There can be no doubt, however, that the production of skis ensured for the brand its most prominent international recognition, and it is in this area that the company over and over again raises the bar of quality standards. Many of their products have had a revolutionary influence on global trends in various methods of skiing today, and will  continue to do so in the future. Specifically their skis have propelled numerous sports people to stardom. And the manufacture of skis requires very special tools, apparatus, machines and production technology. Just between 1970 and 1980, Elan technologists and engineers designed and built more than 300 new devices and machines which up to that time no other operation in the world had brought into production.

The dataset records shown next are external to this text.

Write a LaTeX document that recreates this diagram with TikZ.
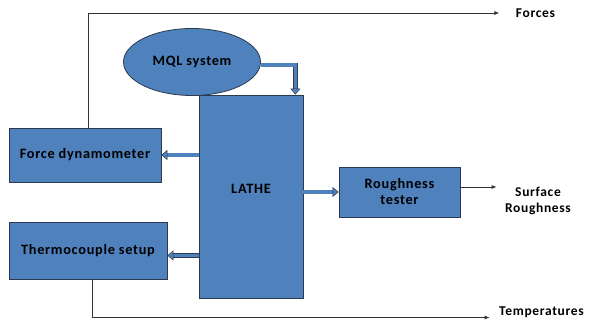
\documentclass[tikz,border=0pt]{standalone}
\usepackage{fontspec}
\setmainfont{Carlito}[LetterSpace=5]
\usetikzlibrary{arrows.meta,shapes.geometric}
\definecolor{boxblue}{HTML}{4F81BD}
\definecolor{rim}{HTML}{2B3A4F}
\tikzset{
  blk/.style={draw=rim, fill=boxblue, line width=0.8pt, align=center,
    font=\bfseries\fontsize{14.3}{16}\selectfont},
  pipe/.style={draw=rim, line width=0.5pt, double=boxblue, double distance=3.6pt,
    -{Triangle[open, fill=boxblue, width=10pt, length=6pt]}},
  wire/.style={draw=black!80, line width=0.8pt, -{Latex[length=5pt,width=4pt]}},
  outlbl/.style={align=center, font=\bfseries\fontsize{13.5}{15.5}\selectfont}
}

\begin{document}
\begin{tikzpicture}[x=1pt,y=1pt]
\useasboundingbox (0,0) rectangle (591,321);
\node[blk, ellipse, minimum width=137pt, minimum height=67pt] (mql) at (192,259) {MQL system};
\node[blk, minimum width=104pt, minimum height=203pt, text depth=15pt] (lathe) at (251,124.5) {LATHE};
\node[blk, minimum width=152pt, minimum height=54pt] (fd) at (85,166) {Force dynamometer};
\node[blk, minimum width=158pt, minimum height=57pt] (tc) at (88,70.5) {Thermocouple setup};
\node[blk, minimum width=121pt, minimum height=50pt] (rt) at (399.5,129) {Roughness\\tester};
\node[outlbl] (forces) at (535.5,308) {Forces};
\node[outlbl] (sr) at (538,120) {Surface\\Roughness};
\node[outlbl] (temp) at (541.5,8.5) {Temperatures};
\draw[pipe] ([yshift=-3pt]mql.east) -| ([xshift=-8pt]lathe.north east);
\draw[pipe] (fd.east -| lathe.west) -- (fd.east);
\draw[pipe] ([yshift=-5pt]tc.east -| lathe.west) -- ([yshift=-5pt]tc.east);
\draw[pipe] (lathe.east |- rt.west) -- (rt.west);
\draw[wire, shorten >=13pt] ([xshift=3pt]fd.north) |- (forces);
\draw[wire, shorten >=5pt] ([yshift=5pt]rt.east) -- ([yshift=5pt]rt.east -| sr.west);
\draw[wire, shorten >=6pt] ([xshift=4pt]tc.south) |- ([yshift=-5pt]temp.west);
\end{tikzpicture}
\end{document}
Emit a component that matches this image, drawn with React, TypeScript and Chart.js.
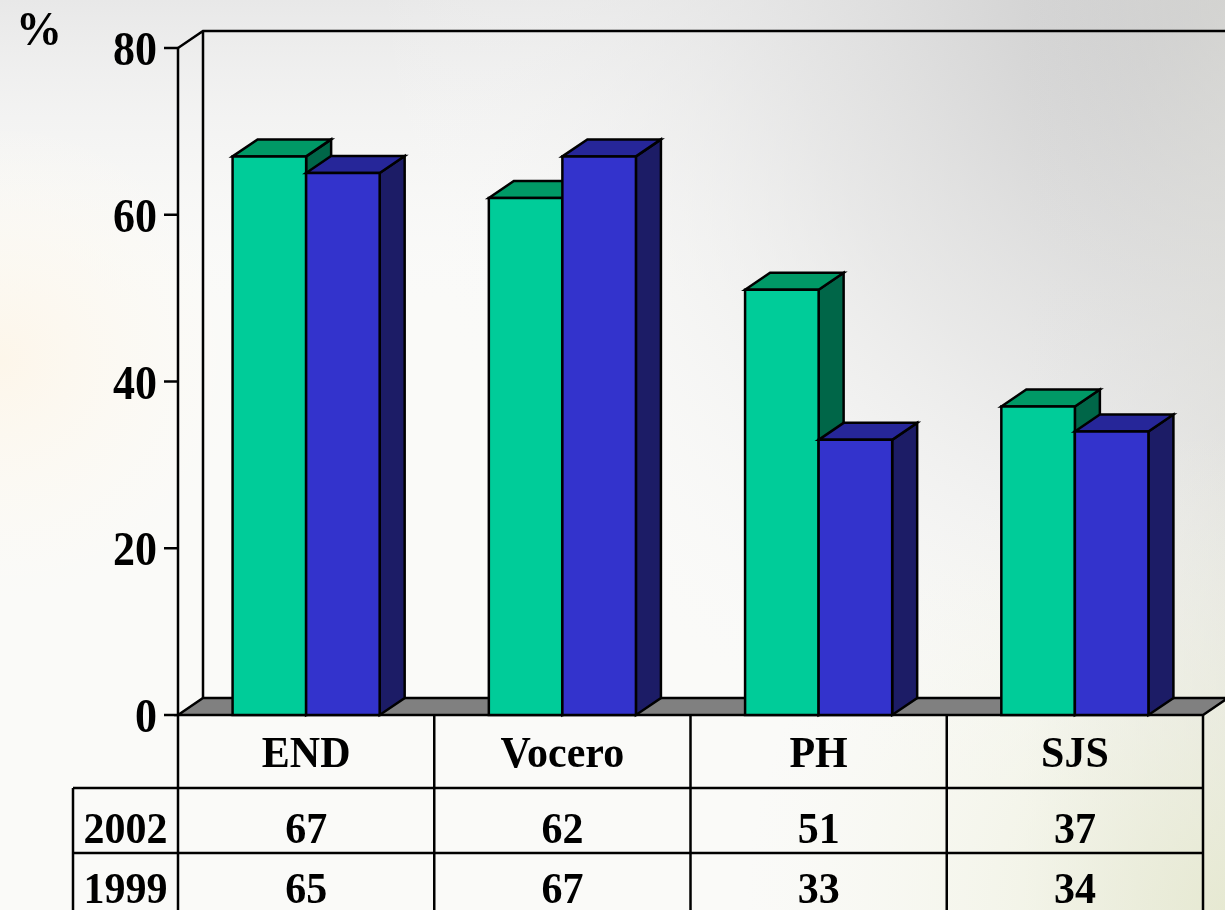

Their skis helped Ingemar Stenmark achieve 86 victories in the World Cup, made it possible for Peter Prevc to be the first to ski-fly 250 m, and Davo Karničar and Marco Siffredi used their skis and snowboards to make the first ski descent from Mount Everest.

Special approach of TMS

Compared to other Slovenian museums, TMS has a unique approach to protecting the technical heritage of sports. We do this in two ways. The first is of course the usual way, where we collect items for various kinds of sport and recreation, then restore, keep and exhibit them to the public in Bistra. The other derives from the fundamental mission of TMS as a national museum, which is to encourage individual manufacturers of sports equipment in Slovenia to start setting up their own factory museum collections and perhaps even museums. In the case of Elan, this process is already under way.